Your copy of the material must match it exactly, except that pictures are dropped.

__Data excerpt__
--- begin ---

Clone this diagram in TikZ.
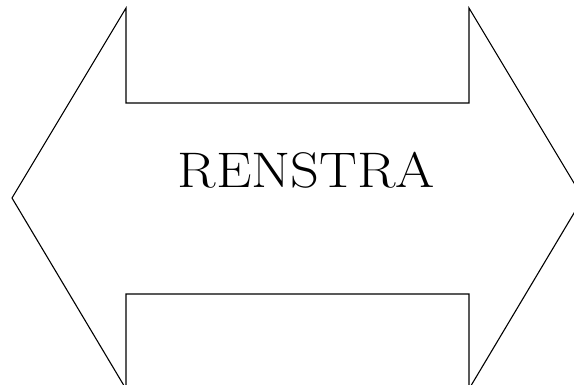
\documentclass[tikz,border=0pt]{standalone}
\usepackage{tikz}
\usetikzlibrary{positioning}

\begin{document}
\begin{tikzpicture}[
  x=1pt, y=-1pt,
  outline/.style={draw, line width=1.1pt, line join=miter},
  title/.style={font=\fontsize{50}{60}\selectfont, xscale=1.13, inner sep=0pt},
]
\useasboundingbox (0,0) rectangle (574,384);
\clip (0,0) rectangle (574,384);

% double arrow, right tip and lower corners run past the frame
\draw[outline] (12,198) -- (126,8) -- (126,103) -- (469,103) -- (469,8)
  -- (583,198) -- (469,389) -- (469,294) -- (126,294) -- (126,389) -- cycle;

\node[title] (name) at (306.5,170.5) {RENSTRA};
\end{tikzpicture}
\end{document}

--- end ---

__Response below__
Clone this diagram in TikZ.
\documentclass[tikz,border=0pt]{standalone}
\usepackage{tikz}
\usetikzlibrary{positioning}

\begin{document}
\begin{tikzpicture}[
  x=1pt, y=-1pt,
  outline/.style={draw, line width=1.1pt, line join=miter},
  title/.style={font=\fontsize{50}{60}\selectfont, xscale=1.13, inner sep=0pt},
]
\useasboundingbox (0,0) rectangle (574,384);
\clip (0,0) rectangle (574,384);

% double arrow, right tip and lower corners run past the frame
\draw[outline] (12,198) -- (126,8) -- (126,103) -- (469,103) -- (469,8)
  -- (583,198) -- (469,389) -- (469,294) -- (126,294) -- (126,389) -- cycle;

\node[title] (name) at (306.5,170.5) {RENSTRA};
\end{tikzpicture}
\end{document}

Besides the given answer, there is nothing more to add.